====== Dataset content ======
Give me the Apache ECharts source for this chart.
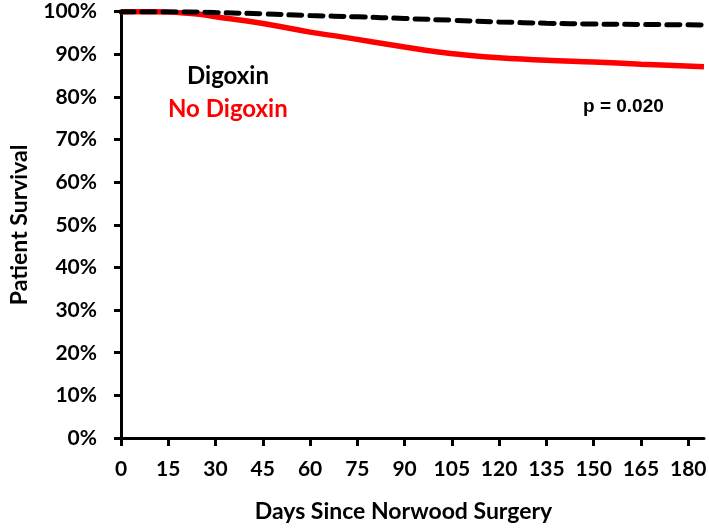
<!DOCTYPE html>
<html>
<head>
<meta charset="utf-8">
<script src="https://cdn.jsdelivr.net/npm/echarts@6/dist/echarts.min.js"></script>
<style>
  html, body { margin: 0; padding: 0; background: #fff; }
  #chart { width: 709px; height: 528px; }
</style>
</head>
<body>
<div id="chart"></div>
<script>
// Days since Norwood surgery and survival (%)
const digoxinDays   = [0, 20, 30, 45, 60, 75, 90, 105, 120, 135, 150, 165, 185];
const digoxinSurv   = [100, 100, 99.8, 99.5, 99.1, 98.8, 98.4, 98.0, 97.6, 97.3, 97.1, 97.0, 96.9];
const noDigoxinDays = [0, 10, 15, 20, 25, 30, 40, 50, 60, 70, 80, 90, 100, 110, 120, 135, 150, 165, 185];
const noDigoxinSurv = [100, 100, 99.9, 99.7, 99.4, 98.8, 97.8, 96.6, 95.2, 94.1, 92.9, 91.7, 90.6, 89.8, 89.2, 88.6, 88.2, 87.7, 87.1];
const xTicks = [0, 15, 30, 45, 60, 75, 90, 105, 120, 135, 150, 165, 180];
const yTicks = [0, 10, 20, 30, 40, 50, 60, 70, 80, 90, 100];
const seriesNames = ['Digoxin', 'No Digoxin'];
const pValueText = 'p = 0.020';

const zip = (a, b) => a.map((v, i) => [v, b[i]]);
const FONT = 'Lato';

const chart = echarts.init(document.getElementById('chart'), null, { renderer: 'canvas' });
chart.setOption({
  animation: false,
  backgroundColor: '#ffffff',
  grid: { left: 103, right: 3, top: 11.7, bottom: 83 },
  xAxis: {
    type: 'value',
    min: 0,
    max: 185,
    interval: 15,
    name: 'Days Since Norwood Surgery',
    nameLocation: 'middle',
    nameGap: 62,
    nameTextStyle: { fontFamily: FONT, fontWeight: 'bold', fontSize: 23, color: '#000', padding: [0, 18, 0, 0] },
    axisLine: { show: true, lineStyle: { color: '#000', width: 3 } },
    axisTick: { show: true, inside: false, length: 8, lineStyle: { color: '#000', width: 3 }, customValues: xTicks },
    axisLabel: { customValues: xTicks, margin: 21, fontFamily: FONT, fontWeight: 'bold', fontSize: 21, color: '#000' },
    splitLine: { show: false }
  },
  yAxis: {
    type: 'value',
    min: 0,
    max: 100,
    interval: 10,
    name: 'Patient Survival',
    nameLocation: 'middle',
    nameGap: 90,
    nameRotate: 90,
    nameTextStyle: { fontFamily: FONT, fontWeight: 'bold', fontSize: 23, color: '#000' },
    axisLine: { show: true, lineStyle: { color: '#000', width: 3 } },
    axisTick: { show: true, inside: false, length: 7, lineStyle: { color: '#000', width: 3 }, customValues: yTicks },
    axisLabel: { customValues: yTicks, formatter: '{value}%', margin: 24, fontFamily: FONT, fontWeight: 'bold', fontSize: 21, color: '#000' },
    splitLine: { show: false }
  },
  series: [
    {
      name: seriesNames[1],
      type: 'line',
      data: zip(noDigoxinDays, noDigoxinSurv),
      smooth: 0.4,
      showSymbol: false,
      lineStyle: { color: '#ff0000', width: 5.5 },
      z: 2
    },
    {
      name: seriesNames[0],
      type: 'line',
      data: zip(digoxinDays, digoxinSurv),
      smooth: 0.4,
      showSymbol: false,
      lineStyle: { color: '#000', width: 5, type: [13, 8], cap: 'round' },
      z: 3
    }
  ],
  graphic: [
    { type: 'text', left: 187, top: 64, style: { text: seriesNames[0], fill: '#000', font: 'bold 24px ' + FONT } },
    { type: 'text', left: 168, top: 97, style: { text: seriesNames[1], fill: '#ff0000', font: 'bold 24px ' + FONT } },
    { type: 'text', left: 583, top: 97, style: { text: pValueText, fill: '#000', font: 'bold 19px "Liberation Sans"' } }
  ]
});
</script>
</body>
</html>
======
Work instructions
Repeat the material above word for word, please, apart from its images.

Exercise output
Give me the Apache ECharts source for this chart.
<!DOCTYPE html>
<html>
<head>
<meta charset="utf-8">
<script src="https://cdn.jsdelivr.net/npm/echarts@6/dist/echarts.min.js"></script>
<style>
  html, body { margin: 0; padding: 0; background: #fff; }
  #chart { width: 709px; height: 528px; }
</style>
</head>
<body>
<div id="chart"></div>
<script>
// Days since Norwood surgery and survival (%)
const digoxinDays   = [0, 20, 30, 45, 60, 75, 90, 105, 120, 135, 150, 165, 185];
const digoxinSurv   = [100, 100, 99.8, 99.5, 99.1, 98.8, 98.4, 98.0, 97.6, 97.3, 97.1, 97.0, 96.9];
const noDigoxinDays = [0, 10, 15, 20, 25, 30, 40, 50, 60, 70, 80, 90, 100, 110, 120, 135, 150, 165, 185];
const noDigoxinSurv = [100, 100, 99.9, 99.7, 99.4, 98.8, 97.8, 96.6, 95.2, 94.1, 92.9, 91.7, 90.6, 89.8, 89.2, 88.6, 88.2, 87.7, 87.1];
const xTicks = [0, 15, 30, 45, 60, 75, 90, 105, 120, 135, 150, 165, 180];
const yTicks = [0, 10, 20, 30, 40, 50, 60, 70, 80, 90, 100];
const seriesNames = ['Digoxin', 'No Digoxin'];
const pValueText = 'p = 0.020';

const zip = (a, b) => a.map((v, i) => [v, b[i]]);
const FONT = 'Lato';

const chart = echarts.init(document.getElementById('chart'), null, { renderer: 'canvas' });
chart.setOption({
  animation: false,
  backgroundColor: '#ffffff',
  grid: { left: 103, right: 3, top: 11.7, bottom: 83 },
  xAxis: {
    type: 'value',
    min: 0,
    max: 185,
    interval: 15,
    name: 'Days Since Norwood Surgery',
    nameLocation: 'middle',
    nameGap: 62,
    nameTextStyle: { fontFamily: FONT, fontWeight: 'bold', fontSize: 23, color: '#000', padding: [0, 18, 0, 0] },
    axisLine: { show: true, lineStyle: { color: '#000', width: 3 } },
    axisTick: { show: true, inside: false, length: 8, lineStyle: { color: '#000', width: 3 }, customValues: xTicks },
    axisLabel: { customValues: xTicks, margin: 21, fontFamily: FONT, fontWeight: 'bold', fontSize: 21, color: '#000' },
    splitLine: { show: false }
  },
  yAxis: {
    type: 'value',
    min: 0,
    max: 100,
    interval: 10,
    name: 'Patient Survival',
    nameLocation: 'middle',
    nameGap: 90,
    nameRotate: 90,
    nameTextStyle: { fontFamily: FONT, fontWeight: 'bold', fontSize: 23, color: '#000' },
    axisLine: { show: true, lineStyle: { color: '#000', width: 3 } },
    axisTick: { show: true, inside: false, length: 7, lineStyle: { color: '#000', width: 3 }, customValues: yTicks },
    axisLabel: { customValues: yTicks, formatter: '{value}%', margin: 24, fontFamily: FONT, fontWeight: 'bold', fontSize: 21, color: '#000' },
    splitLine: { show: false }
  },
  series: [
    {
      name: seriesNames[1],
      type: 'line',
      data: zip(noDigoxinDays, noDigoxinSurv),
      smooth: 0.4,
      showSymbol: false,
      lineStyle: { color: '#ff0000', width: 5.5 },
      z: 2
    },
    {
      name: seriesNames[0],
      type: 'line',
      data: zip(digoxinDays, digoxinSurv),
      smooth: 0.4,
      showSymbol: false,
      lineStyle: { color: '#000', width: 5, type: [13, 8], cap: 'round' },
      z: 3
    }
  ],
  graphic: [
    { type: 'text', left: 187, top: 64, style: { text: seriesNames[0], fill: '#000', font: 'bold 24px ' + FONT } },
    { type: 'text', left: 168, top: 97, style: { text: seriesNames[1], fill: '#ff0000', font: 'bold 24px ' + FONT } },
    { type: 'text', left: 583, top: 97, style: { text: pValueText, fill: '#000', font: 'bold 19px "Liberation Sans"' } }
  ]
});
</script>
</body>
</html>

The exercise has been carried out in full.